= Tempestas =

Ancient Roman goddess of storms

In ancient Roman religion, Tempestas (Latin tempestas: "season, weather; bad weather; storm, tempest") is a goddess of storms or sudden weather. As with certain other nature and weather deities, the plural form Tempestates is common. Cicero, in discussing whether natural phenomena such as rainbows and clouds should be regarded as divine, notes that the Tempestates had been consecrated as deities by the Roman people.

== Aedes Tempestatis ==
A temple (aedes or delubrum) was dedicated to the Tempestates (given in the singular by Ovid) by L. Cornelius Scipio in 259 BC, as recorded by his epitaph.
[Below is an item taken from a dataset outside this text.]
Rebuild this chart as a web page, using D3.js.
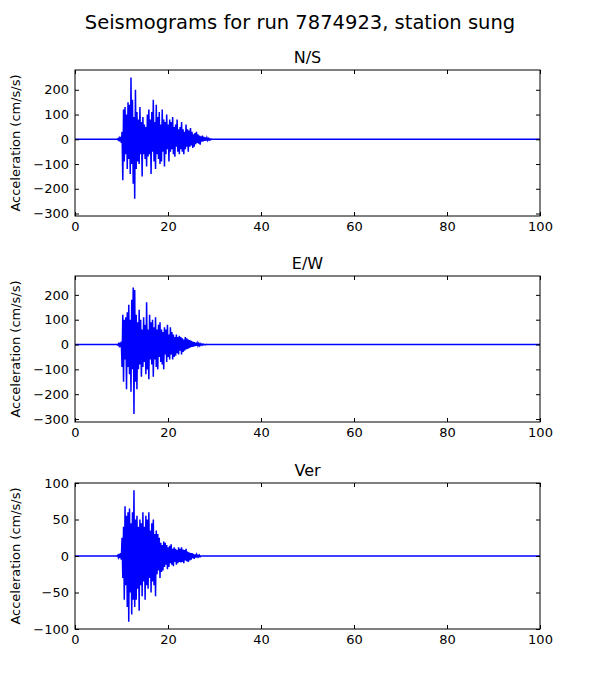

Scipio had been caught in a storm with his fleet off Corsica, and the building of the temple was in fulfillment of a vow made in asking for deliverance. Ovid gives the dedication day as June 1, but it appears as December 23 in the Fasti Antiates Maiores; this latter date may mark a renovation, or there may have been more than one temple to the Tempestates. The temple vowed in 259 was located in Regio I, perhaps near the Tomb of the Scipios, and was connected with the temples of Mars and Minerva there. William Warde Fowler saw a pattern of temple dedications during this period that acknowledged water as a divine force, including the Temple of Juturna vowed in 241 by Lutatius Catulus, and the Temple of Fons during the Corsican war of 231. Black sheep were sacrificed at her temple.